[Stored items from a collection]
________________________

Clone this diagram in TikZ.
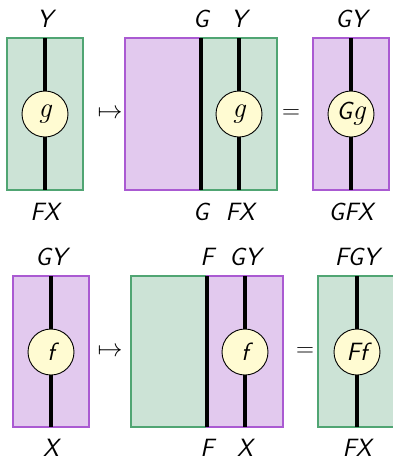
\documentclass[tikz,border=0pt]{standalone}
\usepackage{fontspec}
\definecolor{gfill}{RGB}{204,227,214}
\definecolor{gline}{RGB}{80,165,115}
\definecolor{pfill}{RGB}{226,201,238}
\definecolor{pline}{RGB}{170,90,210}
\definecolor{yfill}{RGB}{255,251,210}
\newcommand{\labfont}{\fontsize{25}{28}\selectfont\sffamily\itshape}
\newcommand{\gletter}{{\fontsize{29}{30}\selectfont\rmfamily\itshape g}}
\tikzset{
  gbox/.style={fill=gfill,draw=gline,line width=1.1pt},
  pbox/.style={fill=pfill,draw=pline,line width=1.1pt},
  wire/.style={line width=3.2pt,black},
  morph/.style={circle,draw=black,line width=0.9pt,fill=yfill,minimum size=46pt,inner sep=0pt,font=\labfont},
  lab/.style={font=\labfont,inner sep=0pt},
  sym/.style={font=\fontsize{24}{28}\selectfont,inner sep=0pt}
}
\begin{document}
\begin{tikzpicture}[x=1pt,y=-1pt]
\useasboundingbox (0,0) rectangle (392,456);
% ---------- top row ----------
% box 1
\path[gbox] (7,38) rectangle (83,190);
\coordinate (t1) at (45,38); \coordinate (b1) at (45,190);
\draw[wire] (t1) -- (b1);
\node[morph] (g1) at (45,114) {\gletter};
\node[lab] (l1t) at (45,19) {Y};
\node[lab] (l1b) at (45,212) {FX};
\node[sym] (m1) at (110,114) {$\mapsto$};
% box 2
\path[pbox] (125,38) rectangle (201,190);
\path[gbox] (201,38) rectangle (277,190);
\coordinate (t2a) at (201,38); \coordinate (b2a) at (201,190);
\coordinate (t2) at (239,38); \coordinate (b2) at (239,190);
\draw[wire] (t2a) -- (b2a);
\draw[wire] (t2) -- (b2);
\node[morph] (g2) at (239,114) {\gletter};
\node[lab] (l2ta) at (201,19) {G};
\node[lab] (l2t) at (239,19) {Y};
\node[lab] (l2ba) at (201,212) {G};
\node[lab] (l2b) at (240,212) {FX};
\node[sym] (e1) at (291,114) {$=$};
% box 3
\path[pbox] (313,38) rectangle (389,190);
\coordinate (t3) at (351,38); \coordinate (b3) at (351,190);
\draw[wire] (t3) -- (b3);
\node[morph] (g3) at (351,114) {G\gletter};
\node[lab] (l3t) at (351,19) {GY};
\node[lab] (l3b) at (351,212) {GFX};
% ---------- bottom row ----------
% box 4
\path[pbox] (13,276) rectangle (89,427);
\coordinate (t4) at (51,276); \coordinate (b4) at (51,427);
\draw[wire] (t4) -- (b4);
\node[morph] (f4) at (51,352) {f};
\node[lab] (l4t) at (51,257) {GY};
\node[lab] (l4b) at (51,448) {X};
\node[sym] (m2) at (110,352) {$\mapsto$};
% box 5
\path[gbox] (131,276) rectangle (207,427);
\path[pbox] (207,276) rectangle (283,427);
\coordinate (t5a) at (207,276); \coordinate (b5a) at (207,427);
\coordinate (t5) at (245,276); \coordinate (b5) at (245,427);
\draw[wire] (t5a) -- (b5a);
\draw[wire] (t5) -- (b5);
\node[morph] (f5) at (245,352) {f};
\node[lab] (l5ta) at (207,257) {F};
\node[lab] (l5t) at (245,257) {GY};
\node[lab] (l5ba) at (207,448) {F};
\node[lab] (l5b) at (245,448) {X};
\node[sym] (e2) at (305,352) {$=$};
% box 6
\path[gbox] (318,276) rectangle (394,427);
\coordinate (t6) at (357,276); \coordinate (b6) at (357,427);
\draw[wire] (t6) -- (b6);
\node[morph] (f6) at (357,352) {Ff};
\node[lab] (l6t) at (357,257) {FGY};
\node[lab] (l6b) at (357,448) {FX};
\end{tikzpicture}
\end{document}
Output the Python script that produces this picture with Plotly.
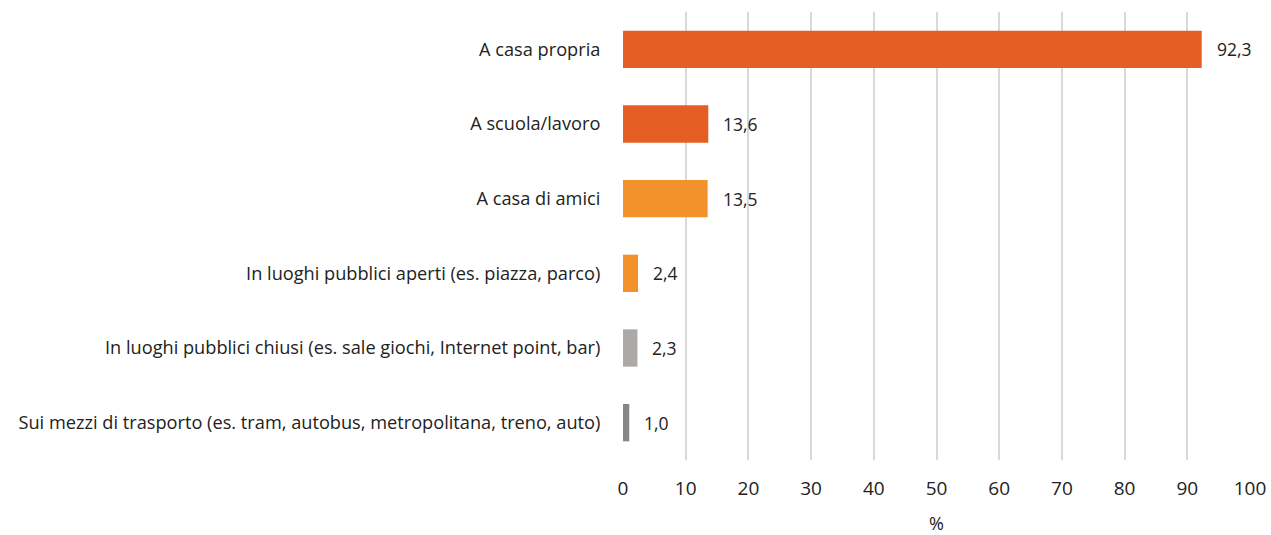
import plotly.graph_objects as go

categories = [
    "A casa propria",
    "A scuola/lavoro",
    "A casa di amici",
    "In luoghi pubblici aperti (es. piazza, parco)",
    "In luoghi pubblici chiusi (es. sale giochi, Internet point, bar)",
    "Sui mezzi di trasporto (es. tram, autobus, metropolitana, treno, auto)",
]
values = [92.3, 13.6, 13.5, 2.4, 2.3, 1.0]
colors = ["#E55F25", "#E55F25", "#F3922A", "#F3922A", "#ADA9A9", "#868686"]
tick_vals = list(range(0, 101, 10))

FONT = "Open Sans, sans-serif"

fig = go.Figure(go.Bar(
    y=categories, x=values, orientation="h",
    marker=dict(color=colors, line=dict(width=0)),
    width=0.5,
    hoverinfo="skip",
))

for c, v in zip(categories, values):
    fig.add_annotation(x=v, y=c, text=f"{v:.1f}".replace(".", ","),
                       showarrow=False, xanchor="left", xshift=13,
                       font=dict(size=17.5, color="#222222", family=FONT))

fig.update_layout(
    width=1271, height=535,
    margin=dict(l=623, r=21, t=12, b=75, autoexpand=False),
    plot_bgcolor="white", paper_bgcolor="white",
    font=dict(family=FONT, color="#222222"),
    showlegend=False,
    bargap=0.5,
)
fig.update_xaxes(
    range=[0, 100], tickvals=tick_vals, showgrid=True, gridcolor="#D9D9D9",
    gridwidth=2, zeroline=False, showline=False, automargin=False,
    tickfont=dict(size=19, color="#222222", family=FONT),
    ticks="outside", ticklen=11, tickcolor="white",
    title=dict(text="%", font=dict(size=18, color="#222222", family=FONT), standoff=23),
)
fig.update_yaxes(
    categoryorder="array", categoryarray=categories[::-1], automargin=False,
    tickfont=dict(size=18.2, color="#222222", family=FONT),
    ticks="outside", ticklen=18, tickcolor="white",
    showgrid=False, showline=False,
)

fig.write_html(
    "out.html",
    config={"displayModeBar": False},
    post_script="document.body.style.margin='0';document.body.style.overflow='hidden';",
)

________________________

*Task details*. Identify which lines contain the word "this" and copy each one.

*Finished answer*.
Clone this diagram in TikZ.
Output the Python script that produces this picture with Plotly.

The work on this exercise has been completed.